**Exercise details**. All of the data should be output character for character, except the pictures.

**Recorded data**.
============================================================

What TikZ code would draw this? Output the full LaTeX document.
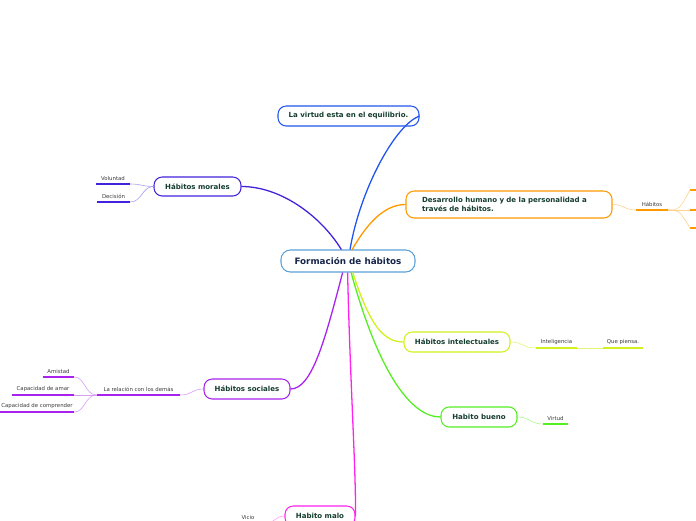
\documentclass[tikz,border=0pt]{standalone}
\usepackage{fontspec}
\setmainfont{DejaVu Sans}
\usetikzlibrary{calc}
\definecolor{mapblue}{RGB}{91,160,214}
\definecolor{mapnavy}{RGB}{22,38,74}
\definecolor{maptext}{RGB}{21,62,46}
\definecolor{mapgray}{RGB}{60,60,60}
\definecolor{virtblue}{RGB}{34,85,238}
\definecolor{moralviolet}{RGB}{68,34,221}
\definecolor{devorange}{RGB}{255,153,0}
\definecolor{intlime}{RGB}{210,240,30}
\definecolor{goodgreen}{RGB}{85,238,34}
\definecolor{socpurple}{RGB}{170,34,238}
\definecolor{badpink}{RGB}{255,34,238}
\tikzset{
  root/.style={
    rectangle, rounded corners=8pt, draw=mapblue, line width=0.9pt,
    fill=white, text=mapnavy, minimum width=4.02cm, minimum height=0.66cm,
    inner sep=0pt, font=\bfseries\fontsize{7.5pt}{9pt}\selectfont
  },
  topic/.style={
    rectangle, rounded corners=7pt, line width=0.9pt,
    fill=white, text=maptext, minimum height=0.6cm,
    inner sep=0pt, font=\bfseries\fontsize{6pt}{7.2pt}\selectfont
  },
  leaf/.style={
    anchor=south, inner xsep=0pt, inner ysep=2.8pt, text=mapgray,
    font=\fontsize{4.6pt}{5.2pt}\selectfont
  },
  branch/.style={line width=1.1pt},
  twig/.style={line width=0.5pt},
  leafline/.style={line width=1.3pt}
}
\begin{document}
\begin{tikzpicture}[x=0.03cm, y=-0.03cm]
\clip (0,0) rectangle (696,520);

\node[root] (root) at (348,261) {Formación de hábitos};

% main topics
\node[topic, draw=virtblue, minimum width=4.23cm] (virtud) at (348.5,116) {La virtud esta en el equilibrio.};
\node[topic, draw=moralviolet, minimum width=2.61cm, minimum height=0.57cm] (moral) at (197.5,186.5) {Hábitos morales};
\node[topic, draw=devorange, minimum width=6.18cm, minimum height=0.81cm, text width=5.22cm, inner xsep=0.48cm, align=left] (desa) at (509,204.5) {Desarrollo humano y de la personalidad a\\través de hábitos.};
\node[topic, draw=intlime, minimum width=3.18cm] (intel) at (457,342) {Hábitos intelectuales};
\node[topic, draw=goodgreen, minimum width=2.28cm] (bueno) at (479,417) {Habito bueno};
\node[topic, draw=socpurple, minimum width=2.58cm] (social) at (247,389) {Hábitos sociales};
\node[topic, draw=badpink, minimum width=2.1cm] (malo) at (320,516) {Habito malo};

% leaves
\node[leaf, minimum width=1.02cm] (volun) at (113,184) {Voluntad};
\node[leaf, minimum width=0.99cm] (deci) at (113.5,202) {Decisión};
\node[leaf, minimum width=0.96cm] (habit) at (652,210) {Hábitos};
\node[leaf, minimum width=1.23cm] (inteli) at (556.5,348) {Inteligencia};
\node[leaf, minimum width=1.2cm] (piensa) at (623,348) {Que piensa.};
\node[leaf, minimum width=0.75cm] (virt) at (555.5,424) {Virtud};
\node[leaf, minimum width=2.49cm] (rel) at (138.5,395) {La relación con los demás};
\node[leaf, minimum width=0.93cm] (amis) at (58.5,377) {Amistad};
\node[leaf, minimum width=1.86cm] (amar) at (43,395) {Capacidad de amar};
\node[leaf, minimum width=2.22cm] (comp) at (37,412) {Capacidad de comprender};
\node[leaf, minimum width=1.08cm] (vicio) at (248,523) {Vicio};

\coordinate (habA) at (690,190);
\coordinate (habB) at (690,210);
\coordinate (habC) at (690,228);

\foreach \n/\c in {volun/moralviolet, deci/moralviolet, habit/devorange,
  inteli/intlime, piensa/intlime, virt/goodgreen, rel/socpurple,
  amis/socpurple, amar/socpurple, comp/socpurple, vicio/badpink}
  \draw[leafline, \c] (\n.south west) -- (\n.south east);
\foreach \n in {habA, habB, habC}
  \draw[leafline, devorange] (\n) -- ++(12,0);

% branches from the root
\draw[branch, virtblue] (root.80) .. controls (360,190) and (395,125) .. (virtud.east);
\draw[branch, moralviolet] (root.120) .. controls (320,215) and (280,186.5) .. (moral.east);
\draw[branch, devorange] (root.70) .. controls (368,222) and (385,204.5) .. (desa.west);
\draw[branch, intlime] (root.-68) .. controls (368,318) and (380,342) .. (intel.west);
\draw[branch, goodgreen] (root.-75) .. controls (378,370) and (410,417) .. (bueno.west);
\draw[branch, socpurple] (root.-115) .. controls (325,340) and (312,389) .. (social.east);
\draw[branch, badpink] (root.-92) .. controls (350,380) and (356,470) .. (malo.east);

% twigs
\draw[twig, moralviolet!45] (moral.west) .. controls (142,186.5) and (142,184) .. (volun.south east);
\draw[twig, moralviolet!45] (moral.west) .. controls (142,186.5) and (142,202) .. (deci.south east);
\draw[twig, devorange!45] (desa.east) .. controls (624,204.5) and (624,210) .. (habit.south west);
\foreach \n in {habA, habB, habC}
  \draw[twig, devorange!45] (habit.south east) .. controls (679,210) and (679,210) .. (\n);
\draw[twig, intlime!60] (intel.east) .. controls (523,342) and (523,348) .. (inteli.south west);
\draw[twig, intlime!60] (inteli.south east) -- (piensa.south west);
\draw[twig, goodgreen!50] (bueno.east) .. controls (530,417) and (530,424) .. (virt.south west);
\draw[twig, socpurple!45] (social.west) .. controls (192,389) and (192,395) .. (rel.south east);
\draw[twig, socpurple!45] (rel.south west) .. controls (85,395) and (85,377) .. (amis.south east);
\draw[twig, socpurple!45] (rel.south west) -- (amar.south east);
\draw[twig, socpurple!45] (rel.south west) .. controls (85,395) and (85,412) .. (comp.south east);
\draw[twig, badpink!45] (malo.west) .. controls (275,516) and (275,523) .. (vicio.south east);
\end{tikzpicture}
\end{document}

============================================================

**The response**.
What TikZ code would draw this? Output the full LaTeX document.
\documentclass[tikz,border=0pt]{standalone}
\usepackage{fontspec}
\setmainfont{DejaVu Sans}
\usetikzlibrary{calc}
\definecolor{mapblue}{RGB}{91,160,214}
\definecolor{mapnavy}{RGB}{22,38,74}
\definecolor{maptext}{RGB}{21,62,46}
\definecolor{mapgray}{RGB}{60,60,60}
\definecolor{virtblue}{RGB}{34,85,238}
\definecolor{moralviolet}{RGB}{68,34,221}
\definecolor{devorange}{RGB}{255,153,0}
\definecolor{intlime}{RGB}{210,240,30}
\definecolor{goodgreen}{RGB}{85,238,34}
\definecolor{socpurple}{RGB}{170,34,238}
\definecolor{badpink}{RGB}{255,34,238}
\tikzset{
  root/.style={
    rectangle, rounded corners=8pt, draw=mapblue, line width=0.9pt,
    fill=white, text=mapnavy, minimum width=4.02cm, minimum height=0.66cm,
    inner sep=0pt, font=\bfseries\fontsize{7.5pt}{9pt}\selectfont
  },
  topic/.style={
    rectangle, rounded corners=7pt, line width=0.9pt,
    fill=white, text=maptext, minimum height=0.6cm,
    inner sep=0pt, font=\bfseries\fontsize{6pt}{7.2pt}\selectfont
  },
  leaf/.style={
    anchor=south, inner xsep=0pt, inner ysep=2.8pt, text=mapgray,
    font=\fontsize{4.6pt}{5.2pt}\selectfont
  },
  branch/.style={line width=1.1pt},
  twig/.style={line width=0.5pt},
  leafline/.style={line width=1.3pt}
}
\begin{document}
\begin{tikzpicture}[x=0.03cm, y=-0.03cm]
\clip (0,0) rectangle (696,520);

\node[root] (root) at (348,261) {Formación de hábitos};

% main topics
\node[topic, draw=virtblue, minimum width=4.23cm] (virtud) at (348.5,116) {La virtud esta en el equilibrio.};
\node[topic, draw=moralviolet, minimum width=2.61cm, minimum height=0.57cm] (moral) at (197.5,186.5) {Hábitos morales};
\node[topic, draw=devorange, minimum width=6.18cm, minimum height=0.81cm, text width=5.22cm, inner xsep=0.48cm, align=left] (desa) at (509,204.5) {Desarrollo humano y de la personalidad a\\través de hábitos.};
\node[topic, draw=intlime, minimum width=3.18cm] (intel) at (457,342) {Hábitos intelectuales};
\node[topic, draw=goodgreen, minimum width=2.28cm] (bueno) at (479,417) {Habito bueno};
\node[topic, draw=socpurple, minimum width=2.58cm] (social) at (247,389) {Hábitos sociales};
\node[topic, draw=badpink, minimum width=2.1cm] (malo) at (320,516) {Habito malo};

% leaves
\node[leaf, minimum width=1.02cm] (volun) at (113,184) {Voluntad};
\node[leaf, minimum width=0.99cm] (deci) at (113.5,202) {Decisión};
\node[leaf, minimum width=0.96cm] (habit) at (652,210) {Hábitos};
\node[leaf, minimum width=1.23cm] (inteli) at (556.5,348) {Inteligencia};
\node[leaf, minimum width=1.2cm] (piensa) at (623,348) {Que piensa.};
\node[leaf, minimum width=0.75cm] (virt) at (555.5,424) {Virtud};
\node[leaf, minimum width=2.49cm] (rel) at (138.5,395) {La relación con los demás};
\node[leaf, minimum width=0.93cm] (amis) at (58.5,377) {Amistad};
\node[leaf, minimum width=1.86cm] (amar) at (43,395) {Capacidad de amar};
\node[leaf, minimum width=2.22cm] (comp) at (37,412) {Capacidad de comprender};
\node[leaf, minimum width=1.08cm] (vicio) at (248,523) {Vicio};

\coordinate (habA) at (690,190);
\coordinate (habB) at (690,210);
\coordinate (habC) at (690,228);

\foreach \n/\c in {volun/moralviolet, deci/moralviolet, habit/devorange,
  inteli/intlime, piensa/intlime, virt/goodgreen, rel/socpurple,
  amis/socpurple, amar/socpurple, comp/socpurple, vicio/badpink}
  \draw[leafline, \c] (\n.south west) -- (\n.south east);
\foreach \n in {habA, habB, habC}
  \draw[leafline, devorange] (\n) -- ++(12,0);

% branches from the root
\draw[branch, virtblue] (root.80) .. controls (360,190) and (395,125) .. (virtud.east);
\draw[branch, moralviolet] (root.120) .. controls (320,215) and (280,186.5) .. (moral.east);
\draw[branch, devorange] (root.70) .. controls (368,222) and (385,204.5) .. (desa.west);
\draw[branch, intlime] (root.-68) .. controls (368,318) and (380,342) .. (intel.west);
\draw[branch, goodgreen] (root.-75) .. controls (378,370) and (410,417) .. (bueno.west);
\draw[branch, socpurple] (root.-115) .. controls (325,340) and (312,389) .. (social.east);
\draw[branch, badpink] (root.-92) .. controls (350,380) and (356,470) .. (malo.east);

% twigs
\draw[twig, moralviolet!45] (moral.west) .. controls (142,186.5) and (142,184) .. (volun.south east);
\draw[twig, moralviolet!45] (moral.west) .. controls (142,186.5) and (142,202) .. (deci.south east);
\draw[twig, devorange!45] (desa.east) .. controls (624,204.5) and (624,210) .. (habit.south west);
\foreach \n in {habA, habB, habC}
  \draw[twig, devorange!45] (habit.south east) .. controls (679,210) and (679,210) .. (\n);
\draw[twig, intlime!60] (intel.east) .. controls (523,342) and (523,348) .. (inteli.south west);
\draw[twig, intlime!60] (inteli.south east) -- (piensa.south west);
\draw[twig, goodgreen!50] (bueno.east) .. controls (530,417) and (530,424) .. (virt.south west);
\draw[twig, socpurple!45] (social.west) .. controls (192,389) and (192,395) .. (rel.south east);
\draw[twig, socpurple!45] (rel.south west) .. controls (85,395) and (85,377) .. (amis.south east);
\draw[twig, socpurple!45] (rel.south west) -- (amar.south east);
\draw[twig, socpurple!45] (rel.south west) .. controls (85,395) and (85,412) .. (comp.south east);
\draw[twig, badpink!45] (malo.west) .. controls (275,516) and (275,523) .. (vicio.south east);
\end{tikzpicture}
\end{document}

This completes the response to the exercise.